== Provided data ==
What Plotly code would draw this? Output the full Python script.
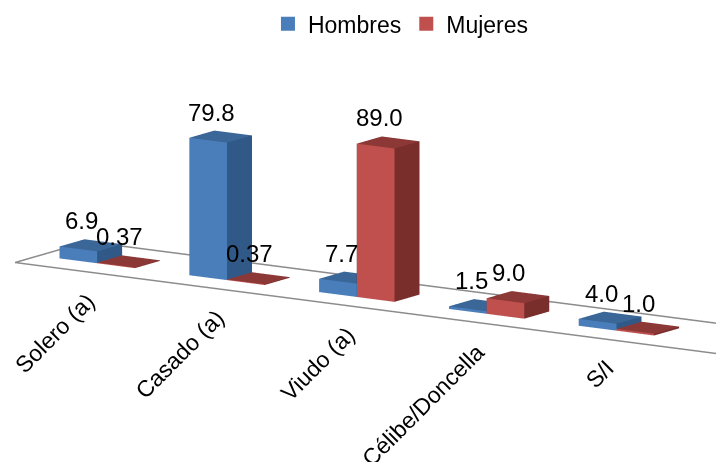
import plotly.graph_objects as go
import numpy as np

categories = ["Solero (a)", "Casado (a)", "Viudo (a)", "Célibe/Doncella", "S/I"]
hombres = [6.9, 79.8, 7.7, 1.5, 4.0]
mujeres = [0.37, 0.37, 89.0, 9.0, 1.0]
hombres_labels = ["6.9", "79.8", "7.7", "1.5", "4.0"]
mujeres_labels = ["0.37", "0.37", "89.0", "9.0", "1.0"]

BW = 0.29                # bar width (category units)
Y0, Y1 = 0.355, 0.645    # bar depth
FY0, FY1 = 0.08, 0.92    # floor depth

def bars_mesh(values, offset, c_front, c_side, c_top, name):
    xs, ys, zs, I, J, K, fc = [], [], [], [], [], [], []
    for idx, v in enumerate(values):
        x0 = idx + offset
        x1 = x0 + BW
        base = len(xs)
        for (x, y, z) in [(x0, Y0, 0), (x1, Y0, 0), (x1, Y1, 0), (x0, Y1, 0),
                          (x0, Y0, v), (x1, Y0, v), (x1, Y1, v), (x0, Y1, v)]:
            xs.append(x); ys.append(y); zs.append(z)
        faces = [
            ((0, 1, 5), c_front), ((0, 5, 4), c_front),
            ((1, 2, 6), c_side), ((1, 6, 5), c_side),
            ((4, 5, 6), c_top), ((4, 6, 7), c_top),
            ((3, 2, 6), c_side), ((3, 6, 7), c_side),
            ((0, 3, 7), c_side), ((0, 7, 4), c_side),
            ((0, 1, 2), c_side), ((0, 2, 3), c_side),
        ]
        for (a, b, c), col in faces:
            I.append(base + a); J.append(base + b); K.append(base + c); fc.append(col)
    return go.Mesh3d(x=xs, y=ys, z=zs, i=I, j=J, k=K, facecolor=fc,
                     flatshading=True, name=name, showlegend=False, hoverinfo="skip",
                     lighting=dict(ambient=1, diffuse=0, specular=0, roughness=1, fresnel=0))

BLUE = ("#4A7EBB", "#305987", "#3A6698")
RED = ("#C0504D", "#7A2E2C", "#8C3836")

fig = go.Figure()
fig.add_trace(bars_mesh(hombres, -BW, *BLUE, "Hombres"))
fig.add_trace(bars_mesh(mujeres, 0.0, *RED, "Mujeres"))

n = len(categories)
XMIN, XMAX = -0.45, 5.5
fig.add_trace(go.Scatter3d(x=[XMIN, XMAX, XMAX, XMIN, XMIN], y=[FY0, FY0, FY1, FY1, FY0],
                           z=[0] * 5, mode="lines", line=dict(color="#8C8C8C", width=3),
                           showlegend=False, hoverinfo="skip"))

fig.add_trace(go.Scatter(x=[None], y=[None], mode="markers", name="Hombres",
                         marker=dict(symbol="square", size=14, color="#4A7EBB")))
fig.add_trace(go.Scatter(x=[None], y=[None], mode="markers", name="Mujeres",
                         marker=dict(symbol="square", size=14, color="#C0504D")))

lab_font = dict(size=24, color="black", family="Liberation Sans")
annotations = []
for i in range(n):
    annotations.append(dict(x=i - BW / 2, y=0.5, z=hombres[i], text=hombres_labels[i],
                            showarrow=False, xanchor="center", yanchor="bottom",
                            xshift=-9, yshift=9, font=lab_font))
    annotations.append(dict(x=i + BW / 2, y=0.5, z=mujeres[i], text=mujeres_labels[i],
                            showarrow=False, xanchor="center", yanchor="bottom",
                            xshift=-9, yshift=9, font=lab_font))
for i, c in enumerate(categories):
    annotations.append(dict(x=i, y=FY0, z=0, text=c, textangle=-45, showarrow=False,
                            xanchor="right", yanchor="top", xshift=29, yshift=-15,
                            font=dict(size=23, color="black", family="Liberation Sans")))

ax_off = dict(visible=False, showbackground=False, showgrid=False, zeroline=False,
              showticklabels=False, title="", showspikes=False)
fig.update_layout(
    width=716, height=462,
    margin=dict(l=0, r=0, t=0, b=0),
    paper_bgcolor="white", plot_bgcolor="white",
    font=dict(family="Liberation Sans", size=23, color="black"),
    xaxis=dict(visible=False), yaxis=dict(visible=False),
    legend=dict(orientation="h", x=0.56, xanchor="center", y=0.995, yanchor="top",
                font=dict(size=23), bgcolor="rgba(0,0,0,0)"),
    scene=dict(
        domain=dict(x=[0, 1], y=[0, 1]),
        xaxis=dict(range=[-0.5, XMAX], **ax_off),
        yaxis=dict(range=[0, 1], **ax_off),
        zaxis=dict(range=[0, 100], **ax_off),
        aspectmode="manual",
        aspectratio=dict(x=4.06, y=0.67, z=0.76),
        camera=dict(eye=dict(x=2.60, y=-4.47, z=0.95), up=dict(x=0, y=0, z=1),
                    center=dict(x=-0.286, y=-0.166, z=-0.072),
                    projection=dict(type="orthographic")),
        annotations=annotations,
    ),
)
fig.write_html("out.html")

== Given problem ==
All of the lines above should be printed exactly, minus the pictures.

== Full output ==
What Plotly code would draw this? Output the full Python script.
import plotly.graph_objects as go
import numpy as np

categories = ["Solero (a)", "Casado (a)", "Viudo (a)", "Célibe/Doncella", "S/I"]
hombres = [6.9, 79.8, 7.7, 1.5, 4.0]
mujeres = [0.37, 0.37, 89.0, 9.0, 1.0]
hombres_labels = ["6.9", "79.8", "7.7", "1.5", "4.0"]
mujeres_labels = ["0.37", "0.37", "89.0", "9.0", "1.0"]

BW = 0.29                # bar width (category units)
Y0, Y1 = 0.355, 0.645    # bar depth
FY0, FY1 = 0.08, 0.92    # floor depth

def bars_mesh(values, offset, c_front, c_side, c_top, name):
    xs, ys, zs, I, J, K, fc = [], [], [], [], [], [], []
    for idx, v in enumerate(values):
        x0 = idx + offset
        x1 = x0 + BW
        base = len(xs)
        for (x, y, z) in [(x0, Y0, 0), (x1, Y0, 0), (x1, Y1, 0), (x0, Y1, 0),
                          (x0, Y0, v), (x1, Y0, v), (x1, Y1, v), (x0, Y1, v)]:
            xs.append(x); ys.append(y); zs.append(z)
        faces = [
            ((0, 1, 5), c_front), ((0, 5, 4), c_front),
            ((1, 2, 6), c_side), ((1, 6, 5), c_side),
            ((4, 5, 6), c_top), ((4, 6, 7), c_top),
            ((3, 2, 6), c_side), ((3, 6, 7), c_side),
            ((0, 3, 7), c_side), ((0, 7, 4), c_side),
            ((0, 1, 2), c_side), ((0, 2, 3), c_side),
        ]
        for (a, b, c), col in faces:
            I.append(base + a); J.append(base + b); K.append(base + c); fc.append(col)
    return go.Mesh3d(x=xs, y=ys, z=zs, i=I, j=J, k=K, facecolor=fc,
                     flatshading=True, name=name, showlegend=False, hoverinfo="skip",
                     lighting=dict(ambient=1, diffuse=0, specular=0, roughness=1, fresnel=0))

BLUE = ("#4A7EBB", "#305987", "#3A6698")
RED = ("#C0504D", "#7A2E2C", "#8C3836")

fig = go.Figure()
fig.add_trace(bars_mesh(hombres, -BW, *BLUE, "Hombres"))
fig.add_trace(bars_mesh(mujeres, 0.0, *RED, "Mujeres"))

n = len(categories)
XMIN, XMAX = -0.45, 5.5
fig.add_trace(go.Scatter3d(x=[XMIN, XMAX, XMAX, XMIN, XMIN], y=[FY0, FY0, FY1, FY1, FY0],
                           z=[0] * 5, mode="lines", line=dict(color="#8C8C8C", width=3),
                           showlegend=False, hoverinfo="skip"))

fig.add_trace(go.Scatter(x=[None], y=[None], mode="markers", name="Hombres",
                         marker=dict(symbol="square", size=14, color="#4A7EBB")))
fig.add_trace(go.Scatter(x=[None], y=[None], mode="markers", name="Mujeres",
                         marker=dict(symbol="square", size=14, color="#C0504D")))

lab_font = dict(size=24, color="black", family="Liberation Sans")
annotations = []
for i in range(n):
    annotations.append(dict(x=i - BW / 2, y=0.5, z=hombres[i], text=hombres_labels[i],
                            showarrow=False, xanchor="center", yanchor="bottom",
                            xshift=-9, yshift=9, font=lab_font))
    annotations.append(dict(x=i + BW / 2, y=0.5, z=mujeres[i], text=mujeres_labels[i],
                            showarrow=False, xanchor="center", yanchor="bottom",
                            xshift=-9, yshift=9, font=lab_font))
for i, c in enumerate(categories):
    annotations.append(dict(x=i, y=FY0, z=0, text=c, textangle=-45, showarrow=False,
                            xanchor="right", yanchor="top", xshift=29, yshift=-15,
                            font=dict(size=23, color="black", family="Liberation Sans")))

ax_off = dict(visible=False, showbackground=False, showgrid=False, zeroline=False,
              showticklabels=False, title="", showspikes=False)
fig.update_layout(
    width=716, height=462,
    margin=dict(l=0, r=0, t=0, b=0),
    paper_bgcolor="white", plot_bgcolor="white",
    font=dict(family="Liberation Sans", size=23, color="black"),
    xaxis=dict(visible=False), yaxis=dict(visible=False),
    legend=dict(orientation="h", x=0.56, xanchor="center", y=0.995, yanchor="top",
                font=dict(size=23), bgcolor="rgba(0,0,0,0)"),
    scene=dict(
        domain=dict(x=[0, 1], y=[0, 1]),
        xaxis=dict(range=[-0.5, XMAX], **ax_off),
        yaxis=dict(range=[0, 1], **ax_off),
        zaxis=dict(range=[0, 100], **ax_off),
        aspectmode="manual",
        aspectratio=dict(x=4.06, y=0.67, z=0.76),
        camera=dict(eye=dict(x=2.60, y=-4.47, z=0.95), up=dict(x=0, y=0, z=1),
                    center=dict(x=-0.286, y=-0.166, z=-0.072),
                    projection=dict(type="orthographic")),
        annotations=annotations,
    ),
)
fig.write_html("out.html")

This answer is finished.